LYONS, Colo. (KDVR) — A Boulder County woman is hoping to inspire young people into unique professional paths by combining their hobbies and their careers.

Lexi Kimes describes herself as a 27-year-old outdoor enthusiast. Originally from Florida, she moved to Colorado to be closer to the mountains. 

“I love rock climbing,” she said. “We eat, sleep and breathe climbing.”

Her passion for the sport started in college, where she was a competitive climber. 

“It’s not only physical, it’s very mental. You’re basically figuring out puzzles on the wall,” she said. 

However, hobbies do not usually pay the bills. 

“There’s very few rock climbers or pro rock climbers,” Kimes said. “I was thinking how can I stay being outside and climbing and doing the things I love on a daily basis, so that’s kind of what drove me to where I am today.”

She now is a structural engineer for HDR, an engineering firm with offices in Denver. 

“I’m basically a rock climbing bridge inspector,” Kimes said.

Turning a rock-climbing passion into a career

Friday morning, she was both high above and down below a bridge along the St. Vrain River in Lyons that had been rebuilt after the 2013 floods.

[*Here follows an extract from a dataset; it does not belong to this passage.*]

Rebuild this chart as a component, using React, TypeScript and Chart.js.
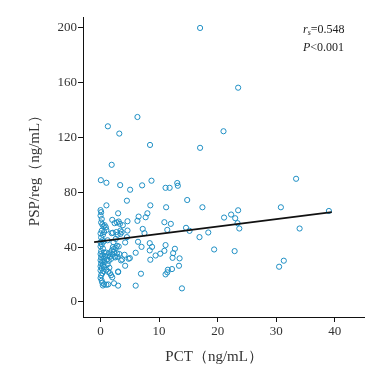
import React, { useEffect, useRef } from "react";
import { Chart, registerables } from "chart.js";

Chart.register(...registerables);

// PCT (ng/mL)
const pctValues: number[] = [
  17, 23.5, 21, 17, 6.3, 1.25, 3.2, 8.45, 1.9,
  0.05, 1.0, 3.35, 5.05, 7.1, 8.7, 11.1, 11.8, 13.2, 13.1, 33.4,
  30.8, 34.0, 30.5, 31.3, 39.0,
  23.5, 22.3, 23.0, 21.1, 23.4, 23.7, 22.9,
  17.4, 18.4, 16.9, 19.4,
  14.8, 14.6, 15.2, 13.9, 13.5, 13.4, 12.2, 11.5, 11.4, 11.1,
  12.7, 12.4, 12.3, 11.1, 10.9, 10.2, 9.4,
  11.2, 10.9, 12.0, 11.4,
  8.5, 8.4, 8.8, 8.4, 8.5,
  8.0, 7.7, 7.2, 7.5, 7.0, 6.9,
  6.5, 6.3, 6.4, 6.0, 6.0,
  4.5, 4.6, 4.6, 4.5, 4.2, 4.1, 4.2, 5.0,
  3.0, 3.1, 3.4, 3.4, 3.1, 3.5, 3.0, 3.0, 2.3,
  2.0, 1.9, 2.2, 2.4, 1.0,
  0.0, 0.1, 0.0, 0.2, 0.1, 0.3, 0.5, 0.7, 0.9, 0.2, 0.0, 0.4, 0.6, 0.1, 0.3, 0.0,
  0.5, 0.2, 0.0, 0.4, 0.1, 0.6, 0.0, 0.3, 0.8, 0.1, 0.5, 0.0, 0.3, 0.7, 0.1, 0.4,
  0.0, 0.6, 0.2, 0.0, 0.5, 0.3, 0.1, 0.0, 0.2, 0.3, 0.6, 0.4, 1.0, 1.3,
  1.0, 1.3, 1.6, 1.1, 1.4, 1.2, 1.5, 1.0, 1.3, 1.6, 1.8, 2.0, 1.2, 1.0, 1.5, 2.0,
  2.3, 1.9, 2.6, 2.8, 2.1, 1.8, 2.5, 2.9, 2.4, 2.7, 2.9, 3.3, 3.6, 3.8, 2.6, 2.2,
  2.8, 3.2, 3.7, 4.8, 2.1, 2.8, 3.0,
];

// PSP/reg (ng/mL)
const pspValues: number[] = [
  200, 156.4, 124.6, 112.5, 135, 128.2, 122.9, 114.6, 100.1,
  88.9, 87, 85.3, 81.9, 85.1, 88.5, 83.3, 83.3, 84.8, 86.8, 89.9,
  69.1, 53.6, 25.7, 30.1, 66.4,
  66.9, 63.8, 61.1, 61.6, 57.5, 53.6, 37.1,
  69.1, 50.7, 47.3, 38.3,
  74.4, 54.1, 51.9, 9.9, 31.8, 26.4, 24.0, 23.5, 21.6, 20.1,
  38.8, 35.6, 32.2, 41.5, 37.3, 35.2, 33.9,
  69.1, 58.2, 57.0, 52.6,
  70.5, 42.9, 40.2, 37.6, 30.8,
  64.7, 61.8, 53.3, 50.2, 40.2, 20.6,
  62.3, 59.2, 43.9, 35.9, 11.9,
  73.9, 58.9, 52.1, 47.3, 43.4, 34.4, 26.4, 32.0,
  64.7, 58.7, 52.1, 49.7, 40.5, 30.3, 21.8, 11.9, 13.6,
  59.9, 50.2, 43.6, 33.2, 70.5,
  67, 65.5, 63, 60.5, 58, 56.5, 55, 56, 54.5, 52, 50, 49, 51, 47, 45, 43.5,
  44, 42, 40.5, 39, 37, 36, 35, 34, 33.5, 32.5, 31.5, 30.5, 29.5, 29, 28, 27,
  26, 25.5, 24.5, 23, 22.5, 21, 19.5, 17.5, 15.5, 14, 13, 12, 12.5, 12.8,
  36, 34, 33, 31, 30, 27.5, 25, 23.5, 22, 21, 19.5, 18, 45, 52.5, 35.5, 34.5,
  36.5, 37.5, 39.5, 41, 40, 31.5, 32.5, 33, 57.5, 51, 49, 57, 51, 56, 46, 38.5,
  35.5, 35, 31, 31.5, 50.5, 58, 22.2,
];

// fitted line end points
const fitX: number[] = [-1.1, 39.5];
const fitY: number[] = [43.6, 65.5];

const xTicks: number[] = [0, 10, 20, 30, 40];
const yTicks: number[] = [0, 40, 80, 120, 160, 200];

const xTitle = "PCT（ng/mL）";
const yTitle = "PSP/reg（ng/mL）";
const rsText = "=0.548";
const pText = "<0.001";

const SERIF = '"Liberation Serif", "Times New Roman", serif';

const annotationPlugin = {
  id: "corrText",
  afterDraw(chart: any) {
    const { ctx, chartArea } = chart;
    ctx.save();
    ctx.fillStyle = "#222";
    ctx.textBaseline = "middle";
    ctx.textAlign = "left";
    const x0 = chartArea.right - 61;
    const y1 = chartArea.top + 13;
    const y2 = chartArea.top + 31;
    ctx.font = `italic 12px ${SERIF}`;
    ctx.fillText("r", x0, y1);
    let x = x0 + ctx.measureText("r").width;
    ctx.font = `italic 8px ${SERIF}`;
    ctx.fillText("s", x, y1 + 3);
    x += ctx.measureText("s").width;
    ctx.font = `12px ${SERIF}`;
    ctx.fillText(rsText, x, y1);
    ctx.font = `italic 12px ${SERIF}`;
    ctx.fillText("P", x0, y2);
    const px = x0 + ctx.measureText("P").width;
    ctx.font = `12px ${SERIF}`;
    ctx.fillText(pText, px, y2);
    ctx.restore();
  },
};

export default function App() {
  const canvasRef = useRef<HTMLCanvasElement | null>(null);

  useEffect(() => {
    if (!canvasRef.current) return;
    const points = pctValues.map((v, i) => ({ x: v, y: pspValues[i] }));
    const fit = fitX.map((v, i) => ({ x: v, y: fitY[i] }));
    const chart = new Chart(canvasRef.current, {
      type: "scatter",
      data: {
        datasets: [
          {
            type: "line",
            data: fit,
            borderColor: "#111",
            borderWidth: 1.8,
            pointRadius: 0,
            fill: false,
            order: 0,
          } as any,
          {
            data: points,
            pointStyle: "circle",
            pointRadius: 2.6,
            pointHoverRadius: 2.6,
            borderWidth: 1,
            borderColor: "#1f8fc4",
            backgroundColor: "rgba(0,0,0,0)",
            order: 1,
          },
        ],
      },
      options: {
        responsive: false,
        animation: false,
        devicePixelRatio: 1,
        layout: { padding: { left: 0, right: 18, top: 17, bottom: 0 } },
        plugins: {
          legend: { display: false },
          tooltip: { enabled: false },
        },
        scales: {
          x: {
            type: "linear",
            min: -3,
            max: 45,
            afterBuildTicks: (scale: any) => {
              scale.ticks = xTicks.map((v) => ({ value: v }));
            },
            afterFit: (scale: any) => {
              scale.height = 56;
            },
            grid: {
              display: true,
              drawOnChartArea: false,
              drawTicks: true,
              tickLength: 5,
              color: "#111",
            },
            border: { display: true, color: "#111", width: 1 },
            ticks: {
              color: "#333",
              padding: 2,
              font: { family: SERIF, size: 13 },
              maxRotation: 0,
            },
            title: {
              display: true,
              text: xTitle + "     ",
              color: "#333",
              font: { family: SERIF, size: 15 },
              padding: { top: 0, bottom: 7 },
            },
          },
          y: {
            type: "linear",
            min: -11,
            max: 208,
            afterBuildTicks: (scale: any) => {
              scale.ticks = yTicks.map((v) => ({ value: v }));
            },
            afterFit: (scale: any) => {
              scale.width = 83;
            },
            grid: {
              display: true,
              drawOnChartArea: false,
              drawTicks: true,
              tickLength: 5,
              color: "#111",
            },
            border: { display: true, color: "#111", width: 1 },
            ticks: {
              color: "#333",
              padding: 1,
              font: { family: SERIF, size: 13 },
            },
            title: {
              display: true,
              text: yTitle,
              color: "#333",
              font: { family: SERIF, size: 15 },
              padding: { top: 26, bottom: 0 },
            },
          },
        },
      },
      plugins: [annotationPlugin],
    });
    return () => chart.destroy();
  }, []);

  return (
    <div style={{ position: "fixed", left: 0, top: 0, width: 382, height: 373, background: "#fff" }}>
      <canvas ref={canvasRef} width={382} height={373} />
    </div>
  );
}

“This is one of the beautiful bridges in Boulder County and honestly one of my favorites that I’ve been on because of the gorgeous view and just the beautiful flowing river underneath. You can’t get much better than this as a bridge inspector,” Kimes said.

She said she did not know the career she is currently in existed until she attended an seminar in college featuring alumni talking about their careers. 

“There was this woman there dressed in jeans and work boots and she’s like, ‘I inspect bridges, I travel across the country and get out there on ropes,’ and as soon as I saw her, I knew that’s what I wanted to do. She inspired me, and now I’m here today doing the same thing,” Kimes said. 

In a typical day, she will work with a team to inspect six to eight bridges. Her work can take her to any of the nearly 9,000 bridges in Colorado or even to bridges across the country. 

“Our main job is to preserve the structural integrity of these bridges for the safety of the public,” Kimes said. “These bridges, federally mandated, are inspected every two years at minimum so we get out there and really just look for any defects that could cause potential harm to the public.”

Often, inspections require more common equipment like ladders for inspection. However, occasionally bridges that are taller or higher above ground will require Kimes and her colleagues to climb ropes to reach areas that need to be inspected. 

“With bridge climbing, you’re in all different positions. You’re not just going straight up. So you’re hanging onto a steel member. Getting a huge heel hook and climbing upside down just to get across the bridge,” she said. 

‘Women in engineering is really important’

While she describes her work as calming yet adventurous, she is also a trailblazer. 

“Women in engineering is really important. It’s definitely a male-dominated field,” HDR structural engineer Matthew Bruno said. “I’ve got two daughters of my own and they’re young and they see these women in engineering, and they’re super excited about it, like, ‘I want to aspire to be like them.’”

For Kimes, she said serving as an inspiration to younger people is an added bonus on top of an already epic profession. 

“If I can inspire some young person, young girl out there today, to get out there and just follow their dreams and know that there’s no limitations, then that’s the biggest takeaway I could give anybody,” she said.